The defendant’s company was alleged to have indirectly supplied replacement parts for engines to a sanctioned Iranian party (NIGC) between 2012 and 2015. NIGC was in fact run by the Iranian government and was allegedly involved in Iran’s nuclear weapons programme. It was precisely that programme that led to the Iran sanctions and to sanctions being imposed on NIGC (from mid-October 2012). The sanctions prohibit the supply of “economic resources” to the Iranian party. That prohibition covers anything that represents an economic value, so including the aforementioned goods used to replace defective parts.

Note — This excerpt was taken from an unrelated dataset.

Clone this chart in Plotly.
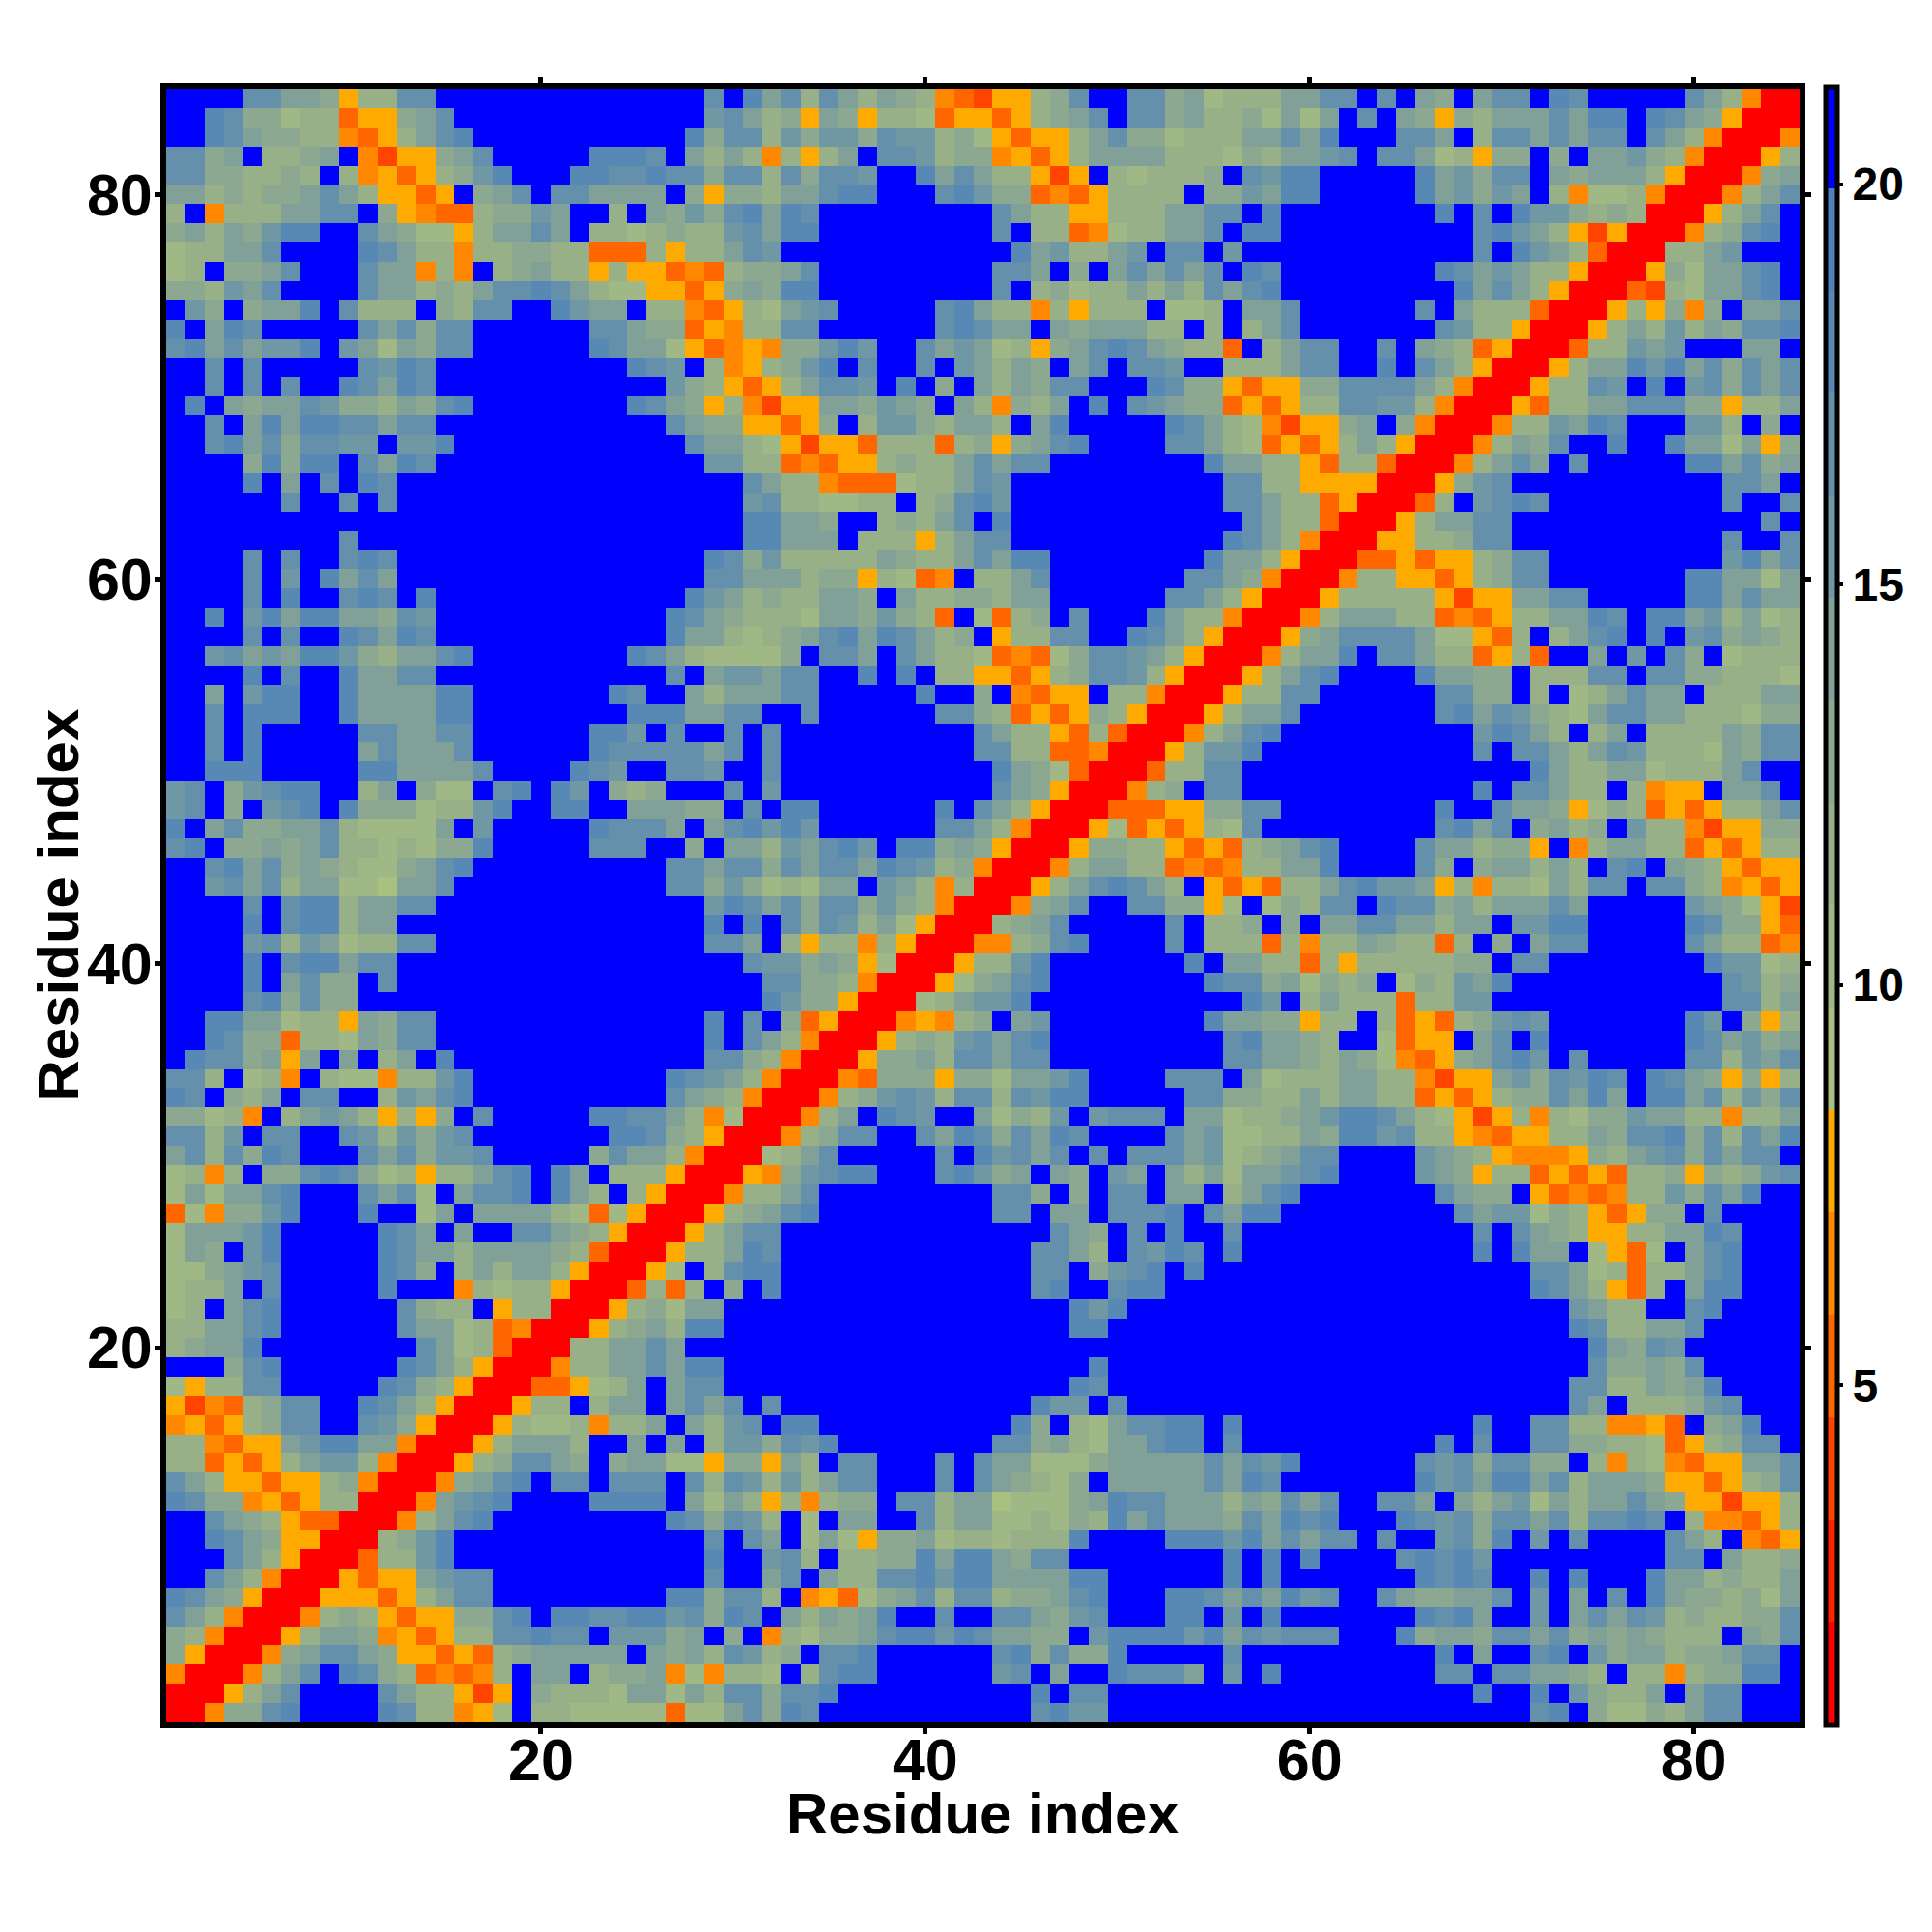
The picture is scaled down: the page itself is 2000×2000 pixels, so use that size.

The defendant argued that deliveries were made to parties in Dubai and Turkey and that he did not know that the goods were destined for the Iranian party. However, correspondence between the defendant and the intermediaries referred to the unique numbers of engines belonging to the sanctioned party. In addition, the correspondence asked whether the goods could be delivered directly to Tehran and the abbreviated name of the sanctioned party appeared in e-mails. The court also explicitly took into account the fact that the company had previously been fined for illegal trading with Iran. According to the court, it was therefore sufficiently clear to the company and the defendant that trade was being conducted with that sanctioned party; there was therefore, at the very least, an obligation to investigate what (or whom) the goods were actually intended for. That obligation had not been complied with.

The court found that the defendant had been the de facto person directing the violations of the (Dutch) Sanctions Act [Sanctiewet]. It also counted strongly against him that he had violated the sanctions for years solely for financial gain. Based on the estimated harm done (a total of EUR 500,000 for the seven export shipments) and the standard points for determining the sentence, the court came to a sentence of 20 months imprisonment, of which four months were suspended for two years.

This case once more makes clear how very important it is to carry out sufficient investigation in the case of trade in sanctioned countries or with parties in those countries, as well as when sanctioned products and projects are concerned, including in the case of onward supply. Signals and ambiguities must not be ignored. In practice, it is often thought or assumed that trading through an intermediary means that responsibility then ceases and that no further investigation is needed. But the use of an intermediary does not release the other parties in the chain from their own responsibilities in this regard. In all cases, the higher the risk, the more investigation and measures are expected to be implemented, and signals must be responded to. Sometimes, the question is whether it is still possible (or permissible) to trade at all (see our blog about the recent onward supply of gas turbines to Crimea). The ruling by the Oost-Brabant District Court is also a good reminder for directors and de facto managers that there are circumstances when it is not only the company that runs the risk of criminal prosecution!